Betsy Trumpener's raw fiction hits quickly, cuts deeply and lingers on in the imagination. Her urgent, unique voice pushes fiction north of what's real. The Butcher of Penetang carves up rare slices of savoury stories that are both tough and delicious. A child missing in a dangerous part of town; a draft dodger with bloody hands; a robber armed with a hairbrush; a refugee who rescues poetry from his prison cell; moose hunters chasing snow flakes. The people in these edgy stories cut cocaine into comfort food, push sex into the snow and chase speeding ambulances in the dead of winter. Trumpener's debut collection is aching, funny, powerful and sharp.
Betsy Trumpener is an award-winning CBC News reporter, writer and radio documentary producer. She has lived in Iowa, Israel, Alberta, Ontario, Bavaria and the Black Forest. She now lives with her family between a wild swamp and a pipeline in northern British Columbia, where she covers the daily drama of British Columbia's interior.
Trumpener's non-fiction and fiction writing have been published in the Guardian, the Globe and Mail, This Magazine, NOW Magazine, Monday Magazine, the Malahat Review, Event, the Queen Street Quarterly, Northword and filling Station. She was the first annual writer in residence for the CBC weekend arts show, North By Northwest, and she has been awarded a Western Magazine Award for her column, "North of Unreal," a Jack Webster Award for Best Radio Feature, and a Jack Webster Africa Journalism Fellowship. The Butcher of Penetang is her first book. She lives in Prince George, British Columbia.

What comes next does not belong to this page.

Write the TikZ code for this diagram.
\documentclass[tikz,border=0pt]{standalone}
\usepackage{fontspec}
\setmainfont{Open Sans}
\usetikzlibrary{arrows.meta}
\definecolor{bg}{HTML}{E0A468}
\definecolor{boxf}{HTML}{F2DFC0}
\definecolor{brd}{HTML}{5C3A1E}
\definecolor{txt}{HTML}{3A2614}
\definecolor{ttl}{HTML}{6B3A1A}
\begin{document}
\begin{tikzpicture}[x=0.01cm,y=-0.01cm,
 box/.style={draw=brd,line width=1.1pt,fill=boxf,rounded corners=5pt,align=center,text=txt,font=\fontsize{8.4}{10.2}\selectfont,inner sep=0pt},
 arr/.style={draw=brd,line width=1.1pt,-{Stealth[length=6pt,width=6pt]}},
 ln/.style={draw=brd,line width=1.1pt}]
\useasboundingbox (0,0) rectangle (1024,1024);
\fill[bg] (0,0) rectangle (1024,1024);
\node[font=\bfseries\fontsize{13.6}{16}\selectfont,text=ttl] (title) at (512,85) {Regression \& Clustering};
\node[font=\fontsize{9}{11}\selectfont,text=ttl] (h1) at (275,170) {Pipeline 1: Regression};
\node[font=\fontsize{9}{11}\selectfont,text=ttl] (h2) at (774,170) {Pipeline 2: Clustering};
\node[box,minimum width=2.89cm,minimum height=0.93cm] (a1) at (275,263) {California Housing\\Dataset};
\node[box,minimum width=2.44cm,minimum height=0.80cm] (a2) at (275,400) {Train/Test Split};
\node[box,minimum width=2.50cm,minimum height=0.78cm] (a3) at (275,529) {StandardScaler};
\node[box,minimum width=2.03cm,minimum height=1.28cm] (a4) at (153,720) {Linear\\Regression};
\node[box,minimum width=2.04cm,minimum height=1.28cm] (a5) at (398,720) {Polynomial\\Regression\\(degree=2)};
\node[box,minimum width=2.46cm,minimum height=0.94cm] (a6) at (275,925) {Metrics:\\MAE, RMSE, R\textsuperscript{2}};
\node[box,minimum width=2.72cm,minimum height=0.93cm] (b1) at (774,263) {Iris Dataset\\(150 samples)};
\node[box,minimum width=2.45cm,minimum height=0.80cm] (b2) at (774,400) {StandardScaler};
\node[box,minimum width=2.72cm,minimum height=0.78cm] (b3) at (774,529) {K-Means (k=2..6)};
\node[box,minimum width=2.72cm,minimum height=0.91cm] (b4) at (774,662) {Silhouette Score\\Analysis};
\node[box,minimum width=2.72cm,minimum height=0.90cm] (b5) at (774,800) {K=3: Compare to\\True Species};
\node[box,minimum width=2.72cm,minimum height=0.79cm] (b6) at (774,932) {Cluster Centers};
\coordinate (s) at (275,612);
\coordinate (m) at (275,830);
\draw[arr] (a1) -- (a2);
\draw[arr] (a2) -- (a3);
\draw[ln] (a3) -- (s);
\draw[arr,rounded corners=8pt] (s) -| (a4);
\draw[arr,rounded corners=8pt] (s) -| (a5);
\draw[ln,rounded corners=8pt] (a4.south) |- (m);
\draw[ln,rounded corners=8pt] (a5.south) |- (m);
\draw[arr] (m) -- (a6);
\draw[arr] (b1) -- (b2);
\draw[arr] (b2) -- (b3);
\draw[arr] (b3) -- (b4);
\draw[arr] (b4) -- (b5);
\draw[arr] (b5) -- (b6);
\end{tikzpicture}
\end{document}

"The stories in Trumpener’s first collection are sharp and unconventional. They are short, often less than two pages, and they sometimes lack the beginning/middle/end of the conventional short story. But these stories burst from the page in language that is succinct and mesmerizing… Trumpener picks tiny moments and translates them onto the page with a vividness and intensity that makes this a remarkable debut collection."
—Halifax Herald
"Trumpener’s writing is odd yet striking, off-putting yet inviting, and at its strongest (in stories like “The Search Party” and “Pop Goes the Weasel!”) it offers readers intimate and privileged access to the lives of its characters. Like Ross, Trumpener brings a poet’s economical toolkit to the short story and in turn, builds a place for herself among our most promising writers in the genre."